Poesia e coragem, e voz grossa - eis as três marcas d´água de Manuel Alegre.
Perguntado pelo jornalista - então e agora (?!) - que ideias ou projecto para Portugal: Alegre responde como um cidadão pouco letrado, duma classe média-baixa em paragem de auto-carro. Logo se vê, isto é um processo, uma luta, é preciso desbravar caminhos, mais um conjunto de generalidades que temo bem redundem em mais e mais poesia - que depois ninguém lê e nenhuma utilidade terá: nem para crianças em infantários, nem para idosos em lares. Ficará o vazio.
No meio de todo este trajecto alegre o poeta tem umas tiradas com as quais me identifico, confesso. Dou um exemplo: quando as autoridades estão preocupadas em ajudar o BPP e não se preocupam com a aquisição do espólio de Fernando Pessoa - qualquer português médio, mínimamente letrado, adere a isto, e aqui o poeta Alegre pontua na sua escala de contabilidade política. Quando pugna por um Código de Trabalho mais justo e favorável aos trabalhadores (discriminando-os positivamente) - é óbvio que isto também cola na opinião pública, cai bem aos sindicatos e a mensagem acaba por ter um retorno que funciona como suplemento d´alma para Alegre - que incha diante dos microfones e das câmaras de tv.
Mas isto não basta para criar um projecto nacional alternativo áquele que ele hoje critica em Sócrates. E se Alegre anda em busca dessa estátua ainda por esculpir, pergunto-me se não seria mais útil ele perfilar-se para Belém em vez de tentar federar uma esquerda difusa, errática - que não conta com o PCP - e será uma espécie de manta de retalhos dos mais radicais que emigraram do PCP, do BE, dos sindicatos e conexos.
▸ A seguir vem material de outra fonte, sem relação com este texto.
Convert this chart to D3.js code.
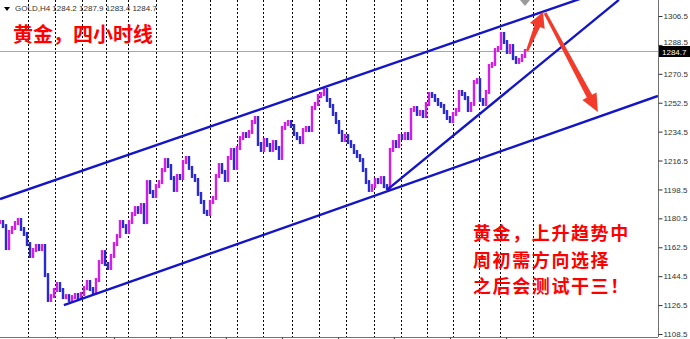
<!DOCTYPE html>
<html>
<head>
<meta charset="utf-8">
<script src="https://cdn.jsdelivr.net/npm/d3@7"></script>
<style>
    body { margin: 0; background: #fff; }
    #gold-chart { width: 690px; height: 339px; }
</style>
</head>
<body>
<div id="gold-chart"></div>
<script>
// H4 closes, one every bar slot
var closes = [
    1178.2, 1175.7, 1162.0, 1172.0, 1174.5, 1177.6, 1179.5, 1173.9, 1170.8, 1164.5,
    1157.1, 1160.8, 1163.3, 1161.4, 1163.3, 1145.2, 1129.7, 1132.1, 1135.9, 1139.6,
    1135.9, 1131.5, 1132.1, 1129.7, 1131.5, 1132.8, 1130.9, 1133.4, 1137.1, 1140.9,
    1136.5, 1134.6, 1142.1, 1153.3, 1159.5, 1152.1, 1149.6, 1157.1, 1164.5, 1169.5,
    1178.2, 1175.7, 1172.0, 1178.2, 1183.2, 1186.9, 1184.5, 1188.8, 1178.2, 1203.1,
    1196.9, 1194.4, 1200.6, 1203.1, 1210.6, 1216.8, 1213.1, 1205.6, 1198.2, 1206.9,
    1205.6, 1215.6, 1218.1, 1211.9, 1206.9, 1204.4, 1195.7, 1190.7, 1184.5, 1183.2,
    1190.7, 1193.2, 1206.9, 1213.7, 1209.4, 1204.4, 1218.1, 1223.1, 1211.9, 1224.3,
    1230.5, 1233.0, 1231.8, 1234.3, 1240.5, 1243.0, 1226.8, 1223.1, 1229.3, 1226.2,
    1223.1, 1228.0, 1224.3, 1218.1, 1236.8, 1239.3, 1240.5, 1238.0, 1233.0, 1230.5,
    1228.0, 1235.5, 1236.8, 1235.5, 1249.2, 1251.7, 1256.7, 1257.9, 1260.4, 1254.2,
    1250.5, 1245.5, 1240.5, 1234.3, 1229.3, 1231.8, 1228.0, 1225.5, 1221.8, 1219.3,
    1216.8, 1210.6, 1203.1, 1198.2, 1200.6, 1204.4, 1203.1, 1205.6, 1200.6, 1199.4,
    1223.1, 1228.0, 1225.5, 1231.8, 1230.5, 1233.0, 1230.5, 1248.0, 1249.2, 1245.5,
    1246.7, 1244.2, 1251.7, 1257.9, 1256.7, 1254.2, 1251.7, 1250.5, 1246.7, 1243.0,
    1241.1, 1245.5, 1248.0, 1259.2, 1257.9, 1255.4, 1248.0, 1251.7, 1265.4, 1266.6,
    1254.2, 1251.7, 1259.2, 1275.4, 1276.6, 1285.3, 1286.6, 1295.3, 1290.3, 1284.1,
    1287.8, 1280.3, 1277.9, 1279.1, 1281.6, 1284.7
];

var priceTicks = [1306.5, 1288.5, 1270.5, 1252.5, 1234.5, 1216.5, 1198.5, 1180.5, 1162.5, 1144.5, 1126.5, 1108.5];
var lastPrice = 1284.7;

// weekly period separators and time axis ticks, in bar units
var separators = [9.3, 18.3, 27.5, 35.3, 42.8, 52, 60.8, 70, 79, 87.8, 97.2, 106.3, 115.5, 124.7, 133.7, 142.3, 151, 159.7, 166.7, 177.7];
var timeTicks = [19, 38, 56.7, 75.3, 94, 112.7, 131.3, 150, 168.7];

// hand drawn objects: [bar, price] end points
var upperChannel = [[0, 1192.5], [219.3, 1333.9]];
var lowerChannel = [[21.3, 1126.5], [219.3, 1256.7]];
var risingLine = [[129, 1198.2], [206.3, 1316.5]];
var arrowUp = [[175.7, 1284.7], [181, 1309.0]];
var arrowDown = [[181.7, 1308.4], [199.3, 1246.7]];

var headerText = "GOLD,H4 1284.2 1287.9 1283.4 1284.7";
var titleText = "黄金，四小时线";
var noteLines = ["黄金，上升趋势中", "周初需方向选择", "之后会测试干三！"];

function GoldChart()
{
    var self = this;
    self.init();
}

GoldChart.prototype.init = function()
{
    var self = this;
    self.width = 690;
    self.height = 339;
    self.plotRight = 658;
    self.plotBottom = 337;
    self.barPitch = 3;

    self.svg = d3.select("#gold-chart").append("svg")
        .attr("width", self.width)
        .attr("height", self.height)
        .style("font-family", "'Liberation Sans', Arial, sans-serif");

    self.x = d3.scaleLinear()
        .domain([0, self.plotRight / self.barPitch])
        .range([0, self.plotRight]);
    self.y = d3.scaleLinear()
        .domain([1108.5, 1306.5])
        .range([334, 16]);
};

GoldChart.prototype.arrowShape = function(a, b, headLen, headHalf, tailHalf, neckHalf)
{
    var self = this;
    var x0 = self.x(a[0]), y0 = self.y(a[1]);
    var x1 = self.x(b[0]), y1 = self.y(b[1]);
    var dx = x1 - x0, dy = y1 - y0;
    var len = Math.sqrt(dx * dx + dy * dy);
    var ux = dx / len, uy = dy / len;
    var nx = -uy, ny = ux;
    var bx = x1 - ux * headLen, by = y1 - uy * headLen;
    var pts = [
        [x0 + nx * tailHalf, y0 + ny * tailHalf],
        [bx + nx * neckHalf, by + ny * neckHalf],
        [bx + nx * headHalf, by + ny * headHalf],
        [x1, y1],
        [bx - nx * headHalf, by - ny * headHalf],
        [bx - nx * neckHalf, by - ny * neckHalf],
        [x0 - nx * tailHalf, y0 - ny * tailHalf]
    ];
    return "M" + pts.map(function(p) { return p[0].toFixed(1) + "," + p[1].toFixed(1); }).join("L") + "Z";
};

GoldChart.prototype.update = function()
{
    var self = this;
    var x = self.x, y = self.y;

    self.svg.append("defs").append("clipPath")
        .attr("id", "plot-clip")
        .append("rect")
        .attr("x", 0).attr("y", 0)
        .attr("width", self.plotRight).attr("height", self.plotBottom);

    // period separators
    self.svg.append("g").selectAll("line")
        .data(separators)
        .enter().append("line")
        .attr("x1", function(d) { return Math.round(x(d)) + 0.5; })
        .attr("x2", function(d) { return Math.round(x(d)) + 0.5; })
        .attr("y1", 0)
        .attr("y2", self.plotBottom)
        .style("stroke", "#000")
        .style("stroke-width", 1)
        .style("stroke-dasharray", "2,2");

    // last price line
    self.svg.append("line")
        .attr("x1", 0).attr("x2", self.plotRight)
        .attr("y1", Math.round(y(lastPrice)) + 0.5)
        .attr("y2", Math.round(y(lastPrice)) + 0.5)
        .style("stroke", "#a8a8a8")
        .style("stroke-width", 1);

    // bars from previous close to close
    var bars = closes.map(function(c, i) {
        var prev = i > 0 ? closes[i - 1] : c;
        return {i: i, hi: Math.max(prev, c), lo: Math.min(prev, c), up: c >= prev};
    });

    self.svg.append("g").selectAll("rect")
        .data(bars)
        .enter().append("rect")
        .attr("x", function(d) { return x(d.i) - 1.2; })
        .attr("y", function(d) { return y(d.hi) - 2; })
        .attr("width", 2.4)
        .attr("height", function(d) { return y(d.lo) - y(d.hi) + 4; })
        .style("fill", function(d) { return d.up ? "#d21ee6" : "#2a2ad2"; });

    // trend lines
    var line = d3.line()
        .x(function(d) { return x(d[0]); })
        .y(function(d) { return y(d[1]); });

    self.svg.append("g")
        .attr("clip-path", "url(#plot-clip)")
        .selectAll("path")
        .data([upperChannel, lowerChannel, risingLine])
        .enter().append("path")
        .attr("d", line)
        .style("fill", "none")
        .style("stroke", "#1414c8")
        .style("stroke-width", 2.4);

    // red arrows
    self.svg.append("path")
        .attr("d", self.arrowShape(arrowUp[0], arrowUp[1], 15, 8, 1.2, 3))
        .style("fill", "#f23b2b");
    self.svg.append("path")
        .attr("d", self.arrowShape(arrowDown[0], arrowDown[1], 18, 8, 1.5, 3))
        .style("fill", "#f23b2b");

    // shift marker
    var mx = x(closes.length - 1);
    self.svg.append("path")
        .attr("d", "M" + (mx - 5) + ",0L" + (mx + 5) + ",0L" + mx + ",6Z")
        .style("fill", "#9a9a9a");

    // price axis
    var yAxis = d3.axisRight(y).tickValues(priceTicks).tickSize(4).tickFormat(d3.format(".1f"));
    var ya = self.svg.append("g")
        .attr("class", "y axis")
        .attr("transform", "translate(" + (self.plotRight + 0.5) + ",0)")
        .call(yAxis);
    ya.select(".domain").attr("d", "M0,0V" + self.plotBottom).style("stroke", "#707070");
    ya.selectAll(".tick line").style("stroke", "#333");
    ya.selectAll(".tick text")
        .attr("x", 5)
        .attr("dy", function(d) { return d === 1288.5 ? "-0.1em" : "0.32em"; })
        .style("font-size", "8px")
        .style("font-family", "'Liberation Sans', Arial, sans-serif")
        .style("fill", "#333");

    // time axis (labels fall below the crop)
    var xAxis = d3.axisBottom(x).tickValues(timeTicks).tickSize(3).tickFormat("");
    var xa = self.svg.append("g")
        .attr("class", "x axis")
        .attr("transform", "translate(0," + (self.plotBottom + 0.5) + ")")
        .call(xAxis);
    xa.select(".domain").attr("d", "M0,0H" + self.plotRight).style("stroke", "#707070");
    xa.selectAll(".tick line").style("stroke", "#333");

    // last price tag
    var ly = y(lastPrice);
    self.svg.append("rect")
        .attr("x", self.plotRight + 1).attr("y", ly - 5)
        .attr("width", 31).attr("height", 11)
        .style("fill", "#000");
    self.svg.append("text")
        .attr("x", self.plotRight + 4).attr("y", ly + 3.5)
        .style("font-size", "8px")
        .style("fill", "#fff")
        .text(d3.format(".1f")(lastPrice));

    // header
    self.svg.append("path")
        .attr("d", "M4,7L10,7L7,11Z")
        .style("fill", "#000");
    self.svg.append("text")
        .attr("x", 15).attr("y", 11)
        .style("font-size", "8px")
        .style("fill", "#333")
        .text(headerText);

    // red notes
    self.svg.append("text")
        .attr("x", 13).attr("y", 42)
        .style("font-family", "'Noto Sans CJK SC', sans-serif")
        .style("font-weight", "bold")
        .style("font-size", "20px")
        .style("fill", "#f00")
        .text(titleText);

    self.svg.append("g").selectAll("text")
        .data(noteLines)
        .enter().append("text")
        .attr("x", 473)
        .attr("y", function(d, i) { return 240 + i * 26.5; })
        .style("font-family", "'Noto Sans CJK SC', sans-serif")
        .style("font-weight", "bold")
        .style("font-size", "18px")
        .style("letter-spacing", "1.6px")
        .style("fill", "#f00")
        .text(function(d) { return d; });
};

var chart = new GoldChart();
chart.update();
</script>
</body>
</html>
Será uma espécie de capelinhas ou "cogumelos de Fenprofes" em cada bairro social, onde alguns ainda clamam a palavra: antifascitas!!!
Alegre, com estas reuniões e convívios de "Tapar-Where" - arrisca-se a três coisas:
  • 1. A colocar mais rapidamente Cavaco em Belém, num 2º mandato;
  • 2. Desbaratar toda a sua carreira política - que depois não servirá para candidato a PR, candidato a PM nem para federador de coisa nenhuma - porque Manuel Alegre é estruturalmente um poeta, e não um líder de campanhas ou alguém com perfil mais executivo;
  • 3. Fazer um poema sobre a ilusão do poder e a evanescência da sua manutenção.
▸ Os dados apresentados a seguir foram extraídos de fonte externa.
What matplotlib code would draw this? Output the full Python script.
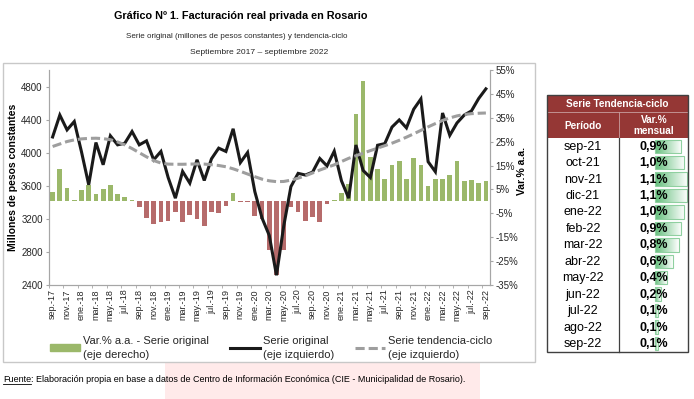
import numpy as np
import matplotlib.pyplot as plt
from matplotlib.patches import Rectangle, Patch
from matplotlib.lines import Line2D
from matplotlib.colors import LinearSegmentedColormap

plt.rcParams['font.family'] = ['Liberation Sans', 'DejaVu Sans']

# -------------------------------------------------------
#                 DATOS (sep-17 a sep-22)
# -------------------------------------------------------

tick_labels = ['sep.-17', 'nov.-17', 'ene.-18', 'mar.-18', 'may.-18', 'jul.-18',
               'sep.-18', 'nov.-18', 'ene.-19', 'mar.-19', 'may.-19', 'jul.-19',
               'sep.-19', 'nov.-19', 'ene.-20', 'mar.-20', 'may.-20', 'jul.-20',
               'sep.-20', 'nov.-20', 'ene.-21', 'mar.-21', 'may.-21', 'jul.-21',
               'sep.-21', 'nov.-21', 'ene.-22', 'mar.-22', 'may.-22', 'jul.-22',
               'sep.-22']

# millones de pesos constantes
serie_original = [4190, 4455, 4276, 4377, 4010, 3612, 4123, 3854, 4204, 4095, 4115, 4256,
                  4095, 4143, 3914, 4015, 3700, 3450, 3773, 3632, 3914, 3664, 3926, 4055,
                  4015, 4289, 3880, 4002, 3530, 3210, 3000, 2518, 3110, 3590, 3750, 3730,
                  3765, 3930, 3840, 4018, 3660, 3450, 4093, 3785, 3700, 4090, 4110, 4310,
                  4396, 4300, 4525, 4650, 3891, 3770, 4480, 4210, 4360, 4455, 4505, 4655,
                  4772]

tendencia_ciclo = [4075, 4105, 4135, 4155, 4167, 4173, 4175, 4170, 4157, 4130, 4095, 4050,
                   4000, 3950, 3905, 3875, 3862, 3860, 3860, 3862, 3864, 3862, 3855, 3845,
                   3830, 3805, 3775, 3742, 3710, 3680, 3660, 3650, 3652, 3668, 3692, 3720,
                   3755, 3790, 3822, 3853, 3893, 3932, 3963, 3994, 4025, 4055, 4085, 4115,
                   4150, 4188, 4228, 4270, 4312, 4352, 4390, 4420, 4445, 4462, 4472, 4477,
                   4480]

# variacion % interanual de la serie original
var_aa = [3.9, 13.6, 5.6, 0.7, 4.6, 6.7, 3.2, 5.3, 6.7, 3.2, 1.8, 0.7,
          -2.4, -7.0, -9.3, -8.6, -8.2, -4.5, -8.6, -5.9, -7.3, -10.5, -4.5, -4.9,
          -2.0, 3.5, -0.4, -0.3, -6.3, -7.5, -20.5, -30.7, -20.5, -2.2, -4.5, -8.2,
          -6.4, -8.5, -1.2, 0.4, 3.6, 7.4, 36.4, 50.3, 18.5, 13.6, 9.5, 15.4,
          16.7, 9.2, 18.1, 15.3, 6.4, 9.2, 9.5, 11.0, 17.1, 8.7, 9.0, 7.7,
          8.5]

# tabla tendencia-ciclo
tabla_periodo = ['sep-21', 'oct-21', 'nov-21', 'dic-21', 'ene-22', 'feb-22', 'mar-22',
                 'abr-22', 'may-22', 'jun-22', 'jul-22', 'ago-22', 'sep-22']
tabla_var = [0.9, 1.0, 1.1, 1.1, 1.0, 0.9, 0.8, 0.6, 0.4, 0.2, 0.1, 0.1, 0.1]

# -------------------------------------------------------

green = '#9BB86A'
red = '#B66B6B'
dark_red = '#953735'
axis_grey = '#a6a6a6'
txt = '#262626'

fig = plt.figure(figsize=(6.94, 3.99), dpi=100)

# capa de fondo en pixeles (marco, titulos, tabla, fuente)
bg = fig.add_axes([0, 0, 1, 1], zorder=0)
bg.set_xlim(0, 694)
bg.set_ylim(399, 0)
bg.axis('off')

bg.add_patch(Rectangle((165, 362), 315, 37, facecolor='#ffeaea', edgecolor='none'))
bg.add_patch(Rectangle((3, 63), 532, 299, fill=False, edgecolor='#c8c8c8', lw=1))

bg.text(241, 16, 'Gráfico Nº 1. Facturación real privada en Rosario',
        ha='center', va='center', fontsize=7.8, fontweight='bold', color='black')
bg.text(237, 37, 'Serie original (millones de pesos constantes) y tendencia-ciclo',
        ha='center', va='center', fontsize=5.8, color=txt)
bg.text(259, 53, 'Septiembre 2017 – septiembre 2022',
        ha='center', va='center', fontsize=6.1, color=txt)

# -------------------------------------------------------
#                      GRAFICO
# -------------------------------------------------------

x = np.arange(len(serie_original))

ax = fig.add_axes([49 / 694, 1 - 285 / 399, 440.5 / 694, 215 / 399], zorder=1)
ax.patch.set_alpha(0)
ax2 = ax.twinx()

bar_colors = [green if v >= 0 else red for v in var_aa]
ax.bar(x, var_aa, width=0.65, color=bar_colors)
ax.set_ylim(-35, 55)
ax.set_yticks(np.arange(-35, 56, 10))
ax.set_yticklabels([f'{t}%' for t in np.arange(-35, 56, 10)])
ax.yaxis.tick_right()
ax.yaxis.set_label_position('right')
ax.set_ylabel('Var.% a.a.', fontsize=7.5, fontweight='bold', color='black')
ax.yaxis.set_label_coords(1.062, 0.53)

ax2.plot(x, serie_original, color='#1a1a1a', lw=2.2, solid_joinstyle='miter')
ax2.plot(x, tendencia_ciclo, color='#9e9e9e', lw=2.2, dashes=(3.0, 1.3))
ax2.set_ylim(2400, 5000)
ax2.set_yticks(np.arange(2400, 4801, 400))
ax2.yaxis.tick_left()
ax2.yaxis.set_label_position('left')
ax2.set_ylabel('Millones de pesos constantes', fontsize=7.5, fontweight='bold',
               color='black', labelpad=2)

ax.set_xlim(-0.5, 60.5)
ax.set_xticks(np.arange(0, 61, 2))
ax.set_xticklabels(tick_labels, rotation=90)
ax.set_xticks(np.arange(-0.5, 61, 2), minor=True)
ax.tick_params(axis='x', which='major', length=0, labelsize=6.5, labelcolor=txt, pad=3)
ax.tick_params(axis='x', which='minor', length=2.5, color=axis_grey)
ax.tick_params(axis='y', length=2.5, color=axis_grey, labelsize=7, labelcolor=txt, pad=2)
ax2.tick_params(axis='y', length=2.5, color=axis_grey, labelsize=7, labelcolor=txt, pad=2)

for a in (ax, ax2):
    a.spines['top'].set_visible(False)
    for s in ('left', 'right', 'bottom'):
        a.spines[s].set_color(axis_grey)
        a.spines[s].set_linewidth(0.8)

handles = [Patch(color=green),
           Line2D([], [], color='#1a1a1a', lw=2.2),
           Line2D([], [], color='#9e9e9e', lw=2.2, dashes=(3.0, 1.3))]
labels = ['Var.% a.a. - Serie original\n(eje derecho)',
          'Serie original\n(eje izquierdo)',
          'Serie tendencia-ciclo\n(eje izquierdo)']
leg = fig.legend(handles, labels, loc='upper left', bbox_to_anchor=(50 / 694, 1 - 336 / 399),
                 ncol=3, frameon=False, fontsize=8, handlelength=2.7, handleheight=0.6,
                 columnspacing=1.9, handletextpad=0.25, labelcolor=txt,
                 borderpad=0, borderaxespad=0)
for t in leg.get_texts():
    t.set_linespacing(1.45)

# -------------------------------------------------------
#                        TABLA
# -------------------------------------------------------

tx0, tx1, tx2 = 546.7, 619.3, 688.3
ty0, ty1, ty2, ty3 = 95, 112, 138, 351.7
row_h = (ty3 - ty2) / len(tabla_periodo)
row_y = ty2 + row_h * (np.arange(len(tabla_periodo)) + 0.5)

bg.add_patch(Rectangle((tx0, ty0), tx2 - tx0, ty2 - ty0, facecolor=dark_red, edgecolor='none'))
bg.plot([tx0, tx2], [ty1, ty1], color='#c9a0a0', lw=0.6)
bg.plot([tx1, tx1], [ty1, ty2], color='#c9a0a0', lw=0.6)
bg.text((tx0 + tx2) / 2, (ty0 + ty1) / 2 + 0.5, 'Serie Tendencia-ciclo', ha='center', va='center',
        fontsize=7.2, fontweight='bold', color='white')
bg.text((tx0 + tx1) / 2, (ty1 + ty2) / 2 + 1, 'Período', ha='center', va='center',
        fontsize=7.2, fontweight='bold', color='white')
bg.text((tx1 + tx2) / 2, (ty1 + ty2) / 2 + 0.5, 'Var.%\nmensual', ha='center', va='center',
        fontsize=7.2, fontweight='bold', color='white', linespacing=1.15)

gcmap = LinearSegmentedColormap.from_list('db', ['#63BE7B', '#ffffff'])
grad = np.linspace(0, 1, 100).reshape(1, -1)
bars = bg.barh(row_y, np.array(tabla_var) * 29.4, left=655, height=row_h - 3,
               facecolor='none', edgecolor='#8fd0a0', lw=0.8, zorder=2)
for b in bars:
    im = bg.imshow(grad, cmap=gcmap, aspect='auto', zorder=1,
                   extent=[b.get_x(), b.get_x() + b.get_width(),
                           b.get_y() + b.get_height(), b.get_y()])
    im.set_clip_path(b)
bg.set_xlim(0, 694)
bg.set_ylim(399, 0)

for yy, p, v in zip(row_y, tabla_periodo, tabla_var):
    bg.text((tx0 + tx1) / 2, yy + 0.5, p, ha='center', va='center', fontsize=9, color='black', zorder=3)
    bg.text((tx1 + tx2) / 2, yy + 0.5, f'{v:.1f}%'.replace('.', ','), ha='center', va='center',
            fontsize=9, fontweight='bold', color='black', zorder=3)

bg.add_patch(Rectangle((tx0, ty0), tx2 - tx0, ty3 - ty0, fill=False, edgecolor='#404040', lw=1, zorder=4))
bg.plot([tx1, tx1], [ty2, ty3], color='#404040', lw=0.9, zorder=4)

# -------------------------------------------------------
#                        FUENTE
# -------------------------------------------------------

f1 = bg.text(3, 379, 'Fuente', ha='left', va='center', fontsize=6.5, color='black')
fig.canvas.draw()
bb = f1.get_window_extent().transformed(bg.transData.inverted())
bg.plot([bb.x0, bb.x1], [383.5, 383.5], color='black', lw=0.6)
bg.text(bb.x1, 379, ': Elaboración propia en base a datos de Centro de Información Económica '
        '(CIE - Municipalidad de Rosario).', ha='left', va='center', fontsize=6.5, color='black')

fig.savefig('out.png', dpi=100)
A alternativa a isto é o deputado Manuel Alegre começar a escrever as suas memórias, e nos intervalos pensar na elaboração de um Tratado sobre o capricho e a vaidade.
Coisas que Alegre tem em demasia, e que hoje lhe toldam as vistas.
Porque, para sermos sérios, em 20 ou 30 anos democracia nunca vi Alegre genuinamente preocupado com os desempregados, com os marginais, com os licenciados em busca do 1º emprego ou até mesmo com as condições de desigualdade que hoje infelizmente ainda separam uns portugueses dos outros.
Discursos pseudo-desenvolvimentistas - qualquer pessoa que saiba escrever umas linhas e tenha alguma dicção para as ler faz o que Alegre anda por aí a fazer...
A não ser que tudo isto não passe duma aposta com Louçã para criar um poema surrealista neste contexto de globalização predatória em que hoje vivemos.